▶ [Given problem]
Quote each record exactly, please, leaving none out.

[Figure scripts]
## begin

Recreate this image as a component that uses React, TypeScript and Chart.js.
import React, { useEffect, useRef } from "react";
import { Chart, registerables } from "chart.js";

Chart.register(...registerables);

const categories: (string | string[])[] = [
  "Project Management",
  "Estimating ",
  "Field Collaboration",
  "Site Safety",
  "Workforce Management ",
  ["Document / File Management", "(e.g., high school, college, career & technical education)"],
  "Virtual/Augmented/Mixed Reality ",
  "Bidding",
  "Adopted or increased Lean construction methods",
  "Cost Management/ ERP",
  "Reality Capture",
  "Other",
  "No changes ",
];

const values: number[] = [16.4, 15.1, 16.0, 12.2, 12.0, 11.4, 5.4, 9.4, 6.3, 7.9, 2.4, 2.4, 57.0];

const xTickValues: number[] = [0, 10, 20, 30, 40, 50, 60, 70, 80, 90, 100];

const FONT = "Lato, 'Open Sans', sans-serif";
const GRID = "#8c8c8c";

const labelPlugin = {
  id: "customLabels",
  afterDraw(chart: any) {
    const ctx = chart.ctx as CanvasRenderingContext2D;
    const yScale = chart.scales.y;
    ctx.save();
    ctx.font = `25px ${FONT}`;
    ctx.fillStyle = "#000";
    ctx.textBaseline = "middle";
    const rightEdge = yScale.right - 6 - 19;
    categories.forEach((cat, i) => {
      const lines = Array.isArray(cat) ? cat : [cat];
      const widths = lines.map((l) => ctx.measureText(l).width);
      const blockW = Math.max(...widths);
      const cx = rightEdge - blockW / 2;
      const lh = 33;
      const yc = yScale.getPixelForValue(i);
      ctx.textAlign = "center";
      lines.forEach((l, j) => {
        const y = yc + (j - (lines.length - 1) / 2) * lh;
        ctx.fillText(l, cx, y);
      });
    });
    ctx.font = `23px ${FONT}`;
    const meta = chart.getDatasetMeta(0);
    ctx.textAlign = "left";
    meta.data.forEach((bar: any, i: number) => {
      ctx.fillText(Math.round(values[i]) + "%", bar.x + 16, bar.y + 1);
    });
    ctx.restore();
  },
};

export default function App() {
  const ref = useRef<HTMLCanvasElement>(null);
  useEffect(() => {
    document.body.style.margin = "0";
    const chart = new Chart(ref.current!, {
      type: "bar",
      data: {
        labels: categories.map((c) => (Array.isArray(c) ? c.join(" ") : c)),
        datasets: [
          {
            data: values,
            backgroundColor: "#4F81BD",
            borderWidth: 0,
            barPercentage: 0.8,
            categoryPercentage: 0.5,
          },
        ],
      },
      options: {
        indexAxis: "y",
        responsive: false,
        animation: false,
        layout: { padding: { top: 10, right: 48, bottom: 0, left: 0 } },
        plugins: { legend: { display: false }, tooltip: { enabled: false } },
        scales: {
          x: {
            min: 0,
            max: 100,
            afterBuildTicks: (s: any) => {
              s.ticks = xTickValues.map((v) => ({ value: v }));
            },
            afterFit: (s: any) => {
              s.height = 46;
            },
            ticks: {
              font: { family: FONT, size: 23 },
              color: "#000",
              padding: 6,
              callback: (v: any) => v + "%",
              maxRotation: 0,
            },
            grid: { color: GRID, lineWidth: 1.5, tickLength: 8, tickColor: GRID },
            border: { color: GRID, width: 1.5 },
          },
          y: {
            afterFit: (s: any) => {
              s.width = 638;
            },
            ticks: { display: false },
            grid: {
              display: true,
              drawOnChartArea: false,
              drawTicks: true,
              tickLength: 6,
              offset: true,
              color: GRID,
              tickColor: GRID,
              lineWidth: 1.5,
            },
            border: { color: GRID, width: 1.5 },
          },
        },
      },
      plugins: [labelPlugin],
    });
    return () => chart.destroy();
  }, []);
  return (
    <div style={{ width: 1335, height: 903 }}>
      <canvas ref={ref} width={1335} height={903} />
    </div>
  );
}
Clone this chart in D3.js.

## end

▶ [Problem solution]
Recreate this image as a component that uses React, TypeScript and Chart.js.
import React, { useEffect, useRef } from "react";
import { Chart, registerables } from "chart.js";

Chart.register(...registerables);

const categories: (string | string[])[] = [
  "Project Management",
  "Estimating ",
  "Field Collaboration",
  "Site Safety",
  "Workforce Management ",
  ["Document / File Management", "(e.g., high school, college, career & technical education)"],
  "Virtual/Augmented/Mixed Reality ",
  "Bidding",
  "Adopted or increased Lean construction methods",
  "Cost Management/ ERP",
  "Reality Capture",
  "Other",
  "No changes ",
];

const values: number[] = [16.4, 15.1, 16.0, 12.2, 12.0, 11.4, 5.4, 9.4, 6.3, 7.9, 2.4, 2.4, 57.0];

const xTickValues: number[] = [0, 10, 20, 30, 40, 50, 60, 70, 80, 90, 100];

const FONT = "Lato, 'Open Sans', sans-serif";
const GRID = "#8c8c8c";

const labelPlugin = {
  id: "customLabels",
  afterDraw(chart: any) {
    const ctx = chart.ctx as CanvasRenderingContext2D;
    const yScale = chart.scales.y;
    ctx.save();
    ctx.font = `25px ${FONT}`;
    ctx.fillStyle = "#000";
    ctx.textBaseline = "middle";
    const rightEdge = yScale.right - 6 - 19;
    categories.forEach((cat, i) => {
      const lines = Array.isArray(cat) ? cat : [cat];
      const widths = lines.map((l) => ctx.measureText(l).width);
      const blockW = Math.max(...widths);
      const cx = rightEdge - blockW / 2;
      const lh = 33;
      const yc = yScale.getPixelForValue(i);
      ctx.textAlign = "center";
      lines.forEach((l, j) => {
        const y = yc + (j - (lines.length - 1) / 2) * lh;
        ctx.fillText(l, cx, y);
      });
    });
    ctx.font = `23px ${FONT}`;
    const meta = chart.getDatasetMeta(0);
    ctx.textAlign = "left";
    meta.data.forEach((bar: any, i: number) => {
      ctx.fillText(Math.round(values[i]) + "%", bar.x + 16, bar.y + 1);
    });
    ctx.restore();
  },
};

export default function App() {
  const ref = useRef<HTMLCanvasElement>(null);
  useEffect(() => {
    document.body.style.margin = "0";
    const chart = new Chart(ref.current!, {
      type: "bar",
      data: {
        labels: categories.map((c) => (Array.isArray(c) ? c.join(" ") : c)),
        datasets: [
          {
            data: values,
            backgroundColor: "#4F81BD",
            borderWidth: 0,
            barPercentage: 0.8,
            categoryPercentage: 0.5,
          },
        ],
      },
      options: {
        indexAxis: "y",
        responsive: false,
        animation: false,
        layout: { padding: { top: 10, right: 48, bottom: 0, left: 0 } },
        plugins: { legend: { display: false }, tooltip: { enabled: false } },
        scales: {
          x: {
            min: 0,
            max: 100,
            afterBuildTicks: (s: any) => {
              s.ticks = xTickValues.map((v) => ({ value: v }));
            },
            afterFit: (s: any) => {
              s.height = 46;
            },
            ticks: {
              font: { family: FONT, size: 23 },
              color: "#000",
              padding: 6,
              callback: (v: any) => v + "%",
              maxRotation: 0,
            },
            grid: { color: GRID, lineWidth: 1.5, tickLength: 8, tickColor: GRID },
            border: { color: GRID, width: 1.5 },
          },
          y: {
            afterFit: (s: any) => {
              s.width = 638;
            },
            ticks: { display: false },
            grid: {
              display: true,
              drawOnChartArea: false,
              drawTicks: true,
              tickLength: 6,
              offset: true,
              color: GRID,
              tickColor: GRID,
              lineWidth: 1.5,
            },
            border: { color: GRID, width: 1.5 },
          },
        },
      },
      plugins: [labelPlugin],
    });
    return () => chart.destroy();
  }, []);
  return (
    <div style={{ width: 1335, height: 903 }}>
      <canvas ref={ref} width={1335} height={903} />
    </div>
  );
}
Clone this chart in D3.js.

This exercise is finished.